◆ **Data section**
--

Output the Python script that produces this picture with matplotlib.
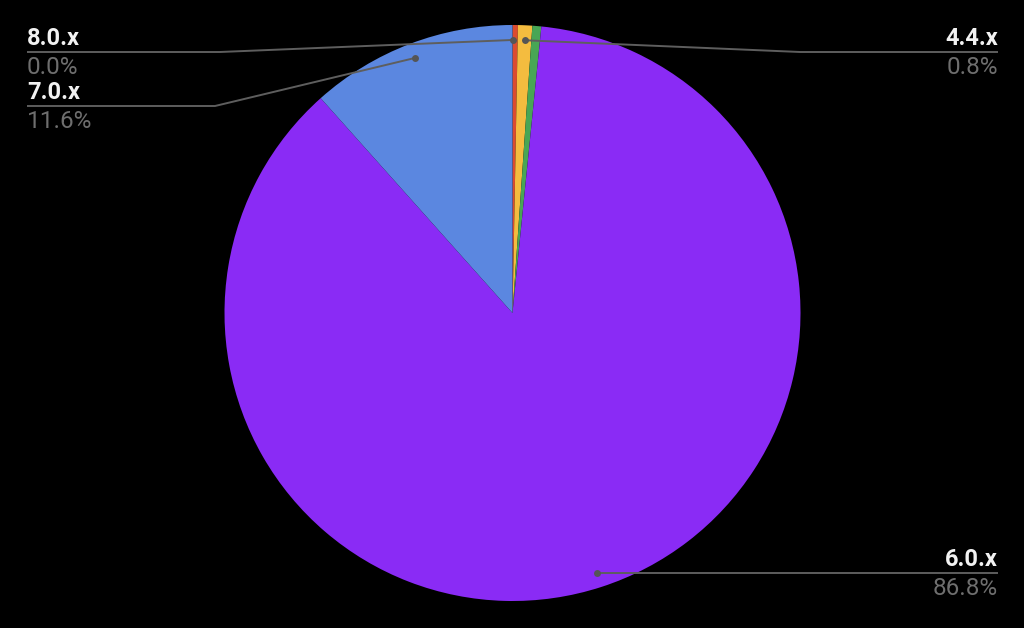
import matplotlib
matplotlib.use("Agg")
import matplotlib.pyplot as plt
import numpy as np

# ---- data ----
versions = ["8.0.x", "other_a", "4.4.x", "other_b", "6.0.x", "7.0.x"]
shares = [0.0, 0.3, 0.8, 0.5, 86.8, 11.6]
colors = ["#DB4B30", "#DB4B30", "#F4BC3F", "#48A655", "#8A2BF5", "#5B87E0"]
labeled = ["8.0.x", "4.4.x", "7.0.x", "6.0.x"]
pct_text = {"8.0.x": "0.0%", "4.4.x": "0.8%", "7.0.x": "11.6%", "6.0.x": "86.8%"}

W, H = 1024, 628
fig = plt.figure(figsize=(W / 100, H / 100), dpi=100, facecolor="black")
ax = fig.add_axes([0, 0, 1, 1])
ax.set_facecolor("black")

cx, cy, R = 512.5, H - 313, 288
wedges, _ = ax.pie(shares, colors=colors, startangle=90, counterclock=False,
                   center=(cx, cy), radius=R, frame=True,
                   wedgeprops=dict(linewidth=0))
ax.set_xlim(0, W)
ax.set_ylim(0, H)
ax.set_aspect("equal")
ax.axis("off")

def dot_pos(w):
    mid = np.deg2rad((w.theta1 + w.theta2) / 2)
    r = 0.948 * R
    return cx + r * np.cos(mid), cy + r * np.sin(mid)

line_col = "#5e5e5e"
name_col = "#f2f2f2"
pct_col = "#6e6e6e"
font = ["Roboto", "DejaVu Sans"]

# label layout: (side, line y in px from top, elbow x)
layout = {
    "8.0.x": ("left", 52, 220),
    "7.0.x": ("left", 106, 215),
    "4.4.x": ("right", 52, 800),
    "6.0.x": ("right", None, None),
}

for name in labeled:
    w = wedges[versions.index(name)]
    dx, dy = dot_pos(w)
    side, ly, ex = layout[name]
    if ly is None:
        ly_d = dy
        ex = dx
    else:
        ly_d = H - ly
    if side == "left":
        xs = [dx, ex, 27]
        tx, ha = 27, "left"
    else:
        xs = [dx, ex, 998]
        tx, ha = 998, "right"
    ax.plot(xs, [dy, ly_d, ly_d], color=line_col, lw=1.4, solid_capstyle="butt", zorder=5)
    ax.plot([dx], [dy], "o", color="#555555", ms=5, mec="none", zorder=6)
    ax.text(tx, ly_d + 7, name, ha=ha, va="baseline", color=name_col,
            fontsize=17, fontweight="bold", family=font, zorder=7)
    ax.text(tx, ly_d - 22, pct_text[name], ha=ha, va="baseline", color=pct_col,
            fontsize=17.5, family=font, zorder=7)

fig.savefig("out.png", dpi=100, facecolor="black")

--

◆ **Exercise prompt**
Locate the lines above that contain "matplotlib" and copy them.

◆ **Problem solution**
Output the Python script that produces this picture with matplotlib.
import matplotlib
matplotlib.use("Agg")
import matplotlib.pyplot as plt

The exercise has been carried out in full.